**Stated goal**
Single out each line with the word "draw" and copy it.

════

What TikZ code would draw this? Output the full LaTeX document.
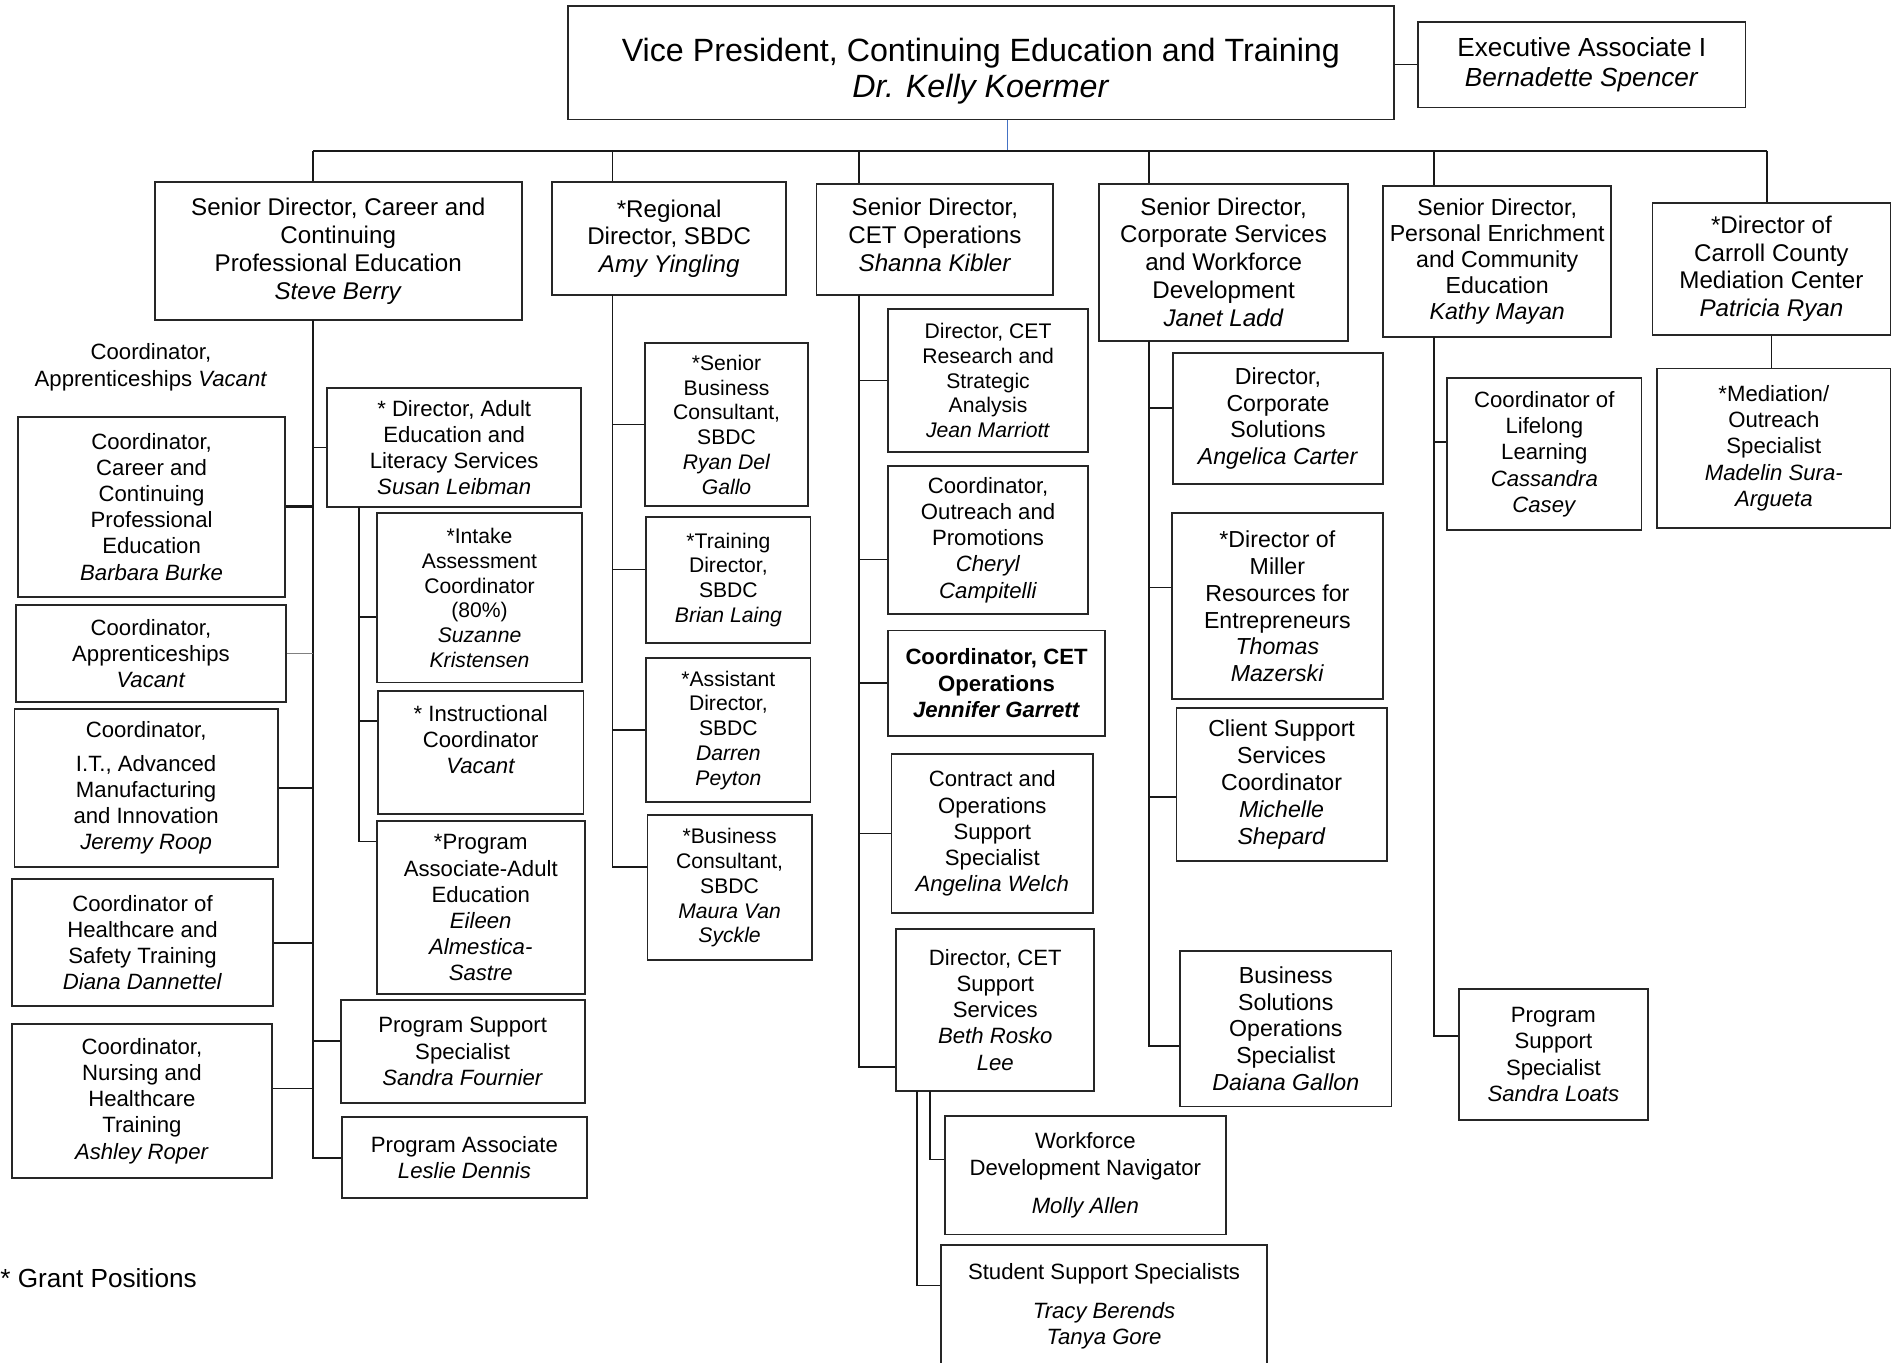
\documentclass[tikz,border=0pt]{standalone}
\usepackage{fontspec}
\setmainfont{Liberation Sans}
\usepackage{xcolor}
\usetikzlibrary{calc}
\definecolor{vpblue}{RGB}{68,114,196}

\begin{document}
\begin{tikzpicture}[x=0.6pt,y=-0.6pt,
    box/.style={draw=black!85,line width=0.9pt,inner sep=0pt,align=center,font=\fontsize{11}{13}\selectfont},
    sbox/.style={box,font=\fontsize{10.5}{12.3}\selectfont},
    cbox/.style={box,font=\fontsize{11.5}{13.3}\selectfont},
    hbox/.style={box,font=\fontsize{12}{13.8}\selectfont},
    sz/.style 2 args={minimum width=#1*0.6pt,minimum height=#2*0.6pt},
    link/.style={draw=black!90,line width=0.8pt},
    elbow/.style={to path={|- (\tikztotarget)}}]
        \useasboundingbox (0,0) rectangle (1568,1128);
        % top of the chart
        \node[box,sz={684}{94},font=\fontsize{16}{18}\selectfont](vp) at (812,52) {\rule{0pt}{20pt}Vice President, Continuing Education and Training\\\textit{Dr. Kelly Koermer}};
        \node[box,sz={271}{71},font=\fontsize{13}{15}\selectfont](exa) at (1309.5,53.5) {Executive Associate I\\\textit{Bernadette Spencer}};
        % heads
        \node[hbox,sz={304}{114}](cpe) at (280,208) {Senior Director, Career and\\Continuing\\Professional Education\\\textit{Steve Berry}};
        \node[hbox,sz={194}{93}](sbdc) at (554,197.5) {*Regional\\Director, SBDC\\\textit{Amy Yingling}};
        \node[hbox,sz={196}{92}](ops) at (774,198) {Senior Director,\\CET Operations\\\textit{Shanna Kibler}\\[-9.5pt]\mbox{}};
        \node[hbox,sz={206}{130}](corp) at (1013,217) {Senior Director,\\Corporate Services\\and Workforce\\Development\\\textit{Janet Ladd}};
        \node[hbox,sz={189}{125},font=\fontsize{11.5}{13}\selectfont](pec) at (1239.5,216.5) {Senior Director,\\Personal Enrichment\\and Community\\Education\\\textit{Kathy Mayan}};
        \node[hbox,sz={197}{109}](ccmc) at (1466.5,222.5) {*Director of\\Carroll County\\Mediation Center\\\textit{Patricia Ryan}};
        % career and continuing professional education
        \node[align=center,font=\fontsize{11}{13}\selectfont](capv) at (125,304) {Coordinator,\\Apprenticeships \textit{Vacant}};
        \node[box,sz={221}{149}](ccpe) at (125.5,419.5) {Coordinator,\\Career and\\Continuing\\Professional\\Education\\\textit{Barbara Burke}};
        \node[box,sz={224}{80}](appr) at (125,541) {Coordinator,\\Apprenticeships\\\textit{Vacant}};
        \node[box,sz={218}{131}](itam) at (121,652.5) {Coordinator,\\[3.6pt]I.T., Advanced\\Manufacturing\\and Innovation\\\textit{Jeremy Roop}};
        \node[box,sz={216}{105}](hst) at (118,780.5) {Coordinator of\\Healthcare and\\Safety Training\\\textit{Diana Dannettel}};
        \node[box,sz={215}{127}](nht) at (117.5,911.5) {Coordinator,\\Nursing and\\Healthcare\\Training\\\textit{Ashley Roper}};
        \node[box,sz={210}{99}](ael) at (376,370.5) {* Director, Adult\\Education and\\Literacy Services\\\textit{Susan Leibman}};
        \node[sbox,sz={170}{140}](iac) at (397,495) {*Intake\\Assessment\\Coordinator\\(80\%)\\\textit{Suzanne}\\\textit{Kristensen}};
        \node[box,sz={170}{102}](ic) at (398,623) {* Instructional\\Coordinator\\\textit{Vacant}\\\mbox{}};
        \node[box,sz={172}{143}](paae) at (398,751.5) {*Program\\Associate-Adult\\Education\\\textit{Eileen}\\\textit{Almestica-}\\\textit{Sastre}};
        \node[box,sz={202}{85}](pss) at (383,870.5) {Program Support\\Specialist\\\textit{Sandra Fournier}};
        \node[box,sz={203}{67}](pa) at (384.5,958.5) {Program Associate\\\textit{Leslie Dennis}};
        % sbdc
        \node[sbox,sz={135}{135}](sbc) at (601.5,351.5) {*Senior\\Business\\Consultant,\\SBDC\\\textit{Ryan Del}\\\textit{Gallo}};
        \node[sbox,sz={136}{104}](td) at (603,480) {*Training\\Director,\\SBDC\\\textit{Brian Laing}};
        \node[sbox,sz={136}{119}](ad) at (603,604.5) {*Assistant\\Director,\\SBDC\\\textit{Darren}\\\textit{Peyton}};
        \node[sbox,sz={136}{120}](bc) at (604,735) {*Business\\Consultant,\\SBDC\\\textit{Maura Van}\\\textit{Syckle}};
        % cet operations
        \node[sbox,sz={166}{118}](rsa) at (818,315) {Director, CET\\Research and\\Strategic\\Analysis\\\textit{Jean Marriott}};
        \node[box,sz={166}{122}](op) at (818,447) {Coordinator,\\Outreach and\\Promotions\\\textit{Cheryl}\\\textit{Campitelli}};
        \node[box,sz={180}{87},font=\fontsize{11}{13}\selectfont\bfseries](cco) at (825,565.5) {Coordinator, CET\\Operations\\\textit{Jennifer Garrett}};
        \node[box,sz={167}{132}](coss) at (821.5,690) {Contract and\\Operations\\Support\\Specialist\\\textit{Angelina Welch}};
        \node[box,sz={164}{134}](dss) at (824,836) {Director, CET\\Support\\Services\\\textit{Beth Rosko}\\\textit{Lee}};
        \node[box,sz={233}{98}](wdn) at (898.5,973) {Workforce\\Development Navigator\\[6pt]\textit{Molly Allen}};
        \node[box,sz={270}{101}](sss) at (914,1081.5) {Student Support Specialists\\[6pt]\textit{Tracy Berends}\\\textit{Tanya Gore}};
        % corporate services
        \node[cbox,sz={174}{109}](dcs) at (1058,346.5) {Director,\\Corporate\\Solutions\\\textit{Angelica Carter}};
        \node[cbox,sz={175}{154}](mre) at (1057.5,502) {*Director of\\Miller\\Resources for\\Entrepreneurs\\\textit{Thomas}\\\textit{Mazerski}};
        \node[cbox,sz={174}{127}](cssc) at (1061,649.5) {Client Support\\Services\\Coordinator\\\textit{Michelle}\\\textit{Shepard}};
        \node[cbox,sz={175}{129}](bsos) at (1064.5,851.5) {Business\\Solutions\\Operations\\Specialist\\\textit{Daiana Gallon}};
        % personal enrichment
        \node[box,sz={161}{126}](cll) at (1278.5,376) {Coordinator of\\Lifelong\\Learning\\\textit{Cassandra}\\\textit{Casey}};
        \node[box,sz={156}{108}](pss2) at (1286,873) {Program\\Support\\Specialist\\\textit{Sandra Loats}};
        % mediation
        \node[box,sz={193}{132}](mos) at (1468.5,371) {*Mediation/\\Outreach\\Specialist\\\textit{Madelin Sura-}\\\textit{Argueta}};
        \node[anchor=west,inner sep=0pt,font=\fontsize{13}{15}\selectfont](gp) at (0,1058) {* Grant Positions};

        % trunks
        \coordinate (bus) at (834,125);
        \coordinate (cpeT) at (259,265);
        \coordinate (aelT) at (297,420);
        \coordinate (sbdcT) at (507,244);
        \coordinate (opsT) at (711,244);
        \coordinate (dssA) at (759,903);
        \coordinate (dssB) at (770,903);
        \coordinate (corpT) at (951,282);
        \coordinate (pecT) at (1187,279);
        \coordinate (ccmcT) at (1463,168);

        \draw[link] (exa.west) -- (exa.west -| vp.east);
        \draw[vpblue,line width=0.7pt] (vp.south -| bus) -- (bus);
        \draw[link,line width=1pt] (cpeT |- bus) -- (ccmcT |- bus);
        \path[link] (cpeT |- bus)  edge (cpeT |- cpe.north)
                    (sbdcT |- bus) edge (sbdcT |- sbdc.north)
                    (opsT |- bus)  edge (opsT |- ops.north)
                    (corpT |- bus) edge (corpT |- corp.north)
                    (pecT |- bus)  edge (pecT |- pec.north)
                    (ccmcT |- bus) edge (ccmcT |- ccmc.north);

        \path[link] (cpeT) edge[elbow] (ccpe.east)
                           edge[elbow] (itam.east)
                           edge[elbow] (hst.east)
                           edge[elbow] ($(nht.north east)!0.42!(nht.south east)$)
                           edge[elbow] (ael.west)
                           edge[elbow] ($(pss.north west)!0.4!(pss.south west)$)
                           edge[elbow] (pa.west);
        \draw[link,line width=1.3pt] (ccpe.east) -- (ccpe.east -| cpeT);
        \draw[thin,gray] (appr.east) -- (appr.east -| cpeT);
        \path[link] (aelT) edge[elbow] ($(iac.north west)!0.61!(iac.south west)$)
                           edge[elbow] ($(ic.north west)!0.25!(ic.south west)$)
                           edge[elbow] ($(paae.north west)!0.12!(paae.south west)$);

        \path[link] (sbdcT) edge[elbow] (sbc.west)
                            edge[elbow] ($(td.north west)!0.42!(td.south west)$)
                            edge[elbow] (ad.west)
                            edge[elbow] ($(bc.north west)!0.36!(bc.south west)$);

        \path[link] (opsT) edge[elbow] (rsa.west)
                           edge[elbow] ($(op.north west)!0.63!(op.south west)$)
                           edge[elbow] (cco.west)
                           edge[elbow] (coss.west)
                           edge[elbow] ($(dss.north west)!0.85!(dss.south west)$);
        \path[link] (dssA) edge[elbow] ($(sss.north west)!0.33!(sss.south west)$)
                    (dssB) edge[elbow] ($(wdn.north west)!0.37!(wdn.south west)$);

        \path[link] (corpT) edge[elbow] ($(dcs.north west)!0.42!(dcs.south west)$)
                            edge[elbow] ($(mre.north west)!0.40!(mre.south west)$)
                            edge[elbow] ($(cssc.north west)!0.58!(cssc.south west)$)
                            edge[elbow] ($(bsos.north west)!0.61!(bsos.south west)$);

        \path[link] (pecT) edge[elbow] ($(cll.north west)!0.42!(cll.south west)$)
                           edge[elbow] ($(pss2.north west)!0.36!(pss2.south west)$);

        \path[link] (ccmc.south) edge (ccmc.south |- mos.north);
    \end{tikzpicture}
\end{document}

════

**Solved problem**
What TikZ code would draw this? Output the full LaTeX document.
    box/.style={draw=black!85,line width=0.9pt,inner sep=0pt,align=center,font=\fontsize{11}{13}\selectfont},
    link/.style={draw=black!90,line width=0.8pt},
        \draw[link] (exa.west) -- (exa.west -| vp.east);
        \draw[vpblue,line width=0.7pt] (vp.south -| bus) -- (bus);
        \draw[link,line width=1pt] (cpeT |- bus) -- (ccmcT |- bus);
        \draw[link,line width=1.3pt] (ccpe.east) -- (ccpe.east -| cpeT);
        \draw[thin,gray] (appr.east) -- (appr.east -| cpeT);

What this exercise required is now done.